Mr. Trump is self-funding. No one is in a position to pressure him by giving or withholding donations. This makes for an altogether too risky proposition for many career politicians. So, they want to stop him at any cost – even a Goldwater-like smear campaign (which is already starting).

There is another factor in all of this: Mr. Trump’s electability. Unfortunately, Mr. Trump has alienated a segment of the public by his style and some of the extreme positions he has taken, mostly in the name of flaunting “political correctness”. This factor gives the opposition effective cover for seeking his defeat. They do not have to disclose the true reasons for their opposition. They can claim that they are convinced he cannot beat the Democrat because he has alienated so many voting blocs with his rhetoric. They will not fool the Trump armies however.

It seems that Mr. Trump has finally given voice to the tea party and indeed the “main street Republican” who has been losing the battle for control of the Republican Party for generations. He is in the process of attempting to change the direction of the Republican Party as did Abraham Lincoln in 1859 and Ronald Reagan in 1979. Franklin Roosevelt in 1932 and Lyndon Johnson in 1964 achieved similar results in the Democrat Party. He has reached the “silent majority” and is bringing them all into the Republican Party.

Where Goldwater failed, Mr. Trump may yet succeed even though he has given the opposition grist for their mill. The difference this time may be the direct access the candidate has to the public though social media and the 24/7 news cycle. We shall see.
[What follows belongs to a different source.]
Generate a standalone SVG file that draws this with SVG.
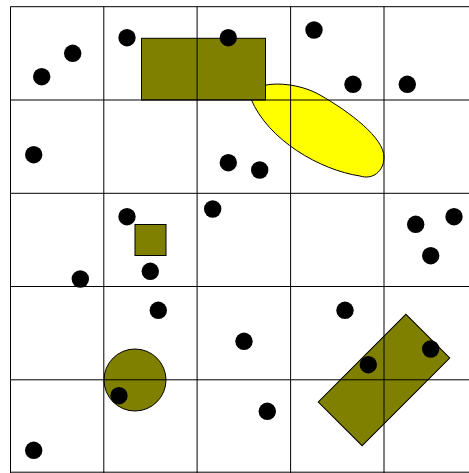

One thing is clear: if the party bosses rig a convention that denies Mr. Trump the nomination even if he has won the popular vote, it will happen on live television. That would forever alienate the masses of Trump followers, throw the election to the Democrats, and perhaps doom the Republican Party to oblivion along with the Whigs. They refused to listen to the will of the people, who wanted Abraham Lincoln as their candidate. After the 1860 election, they were never heard from again.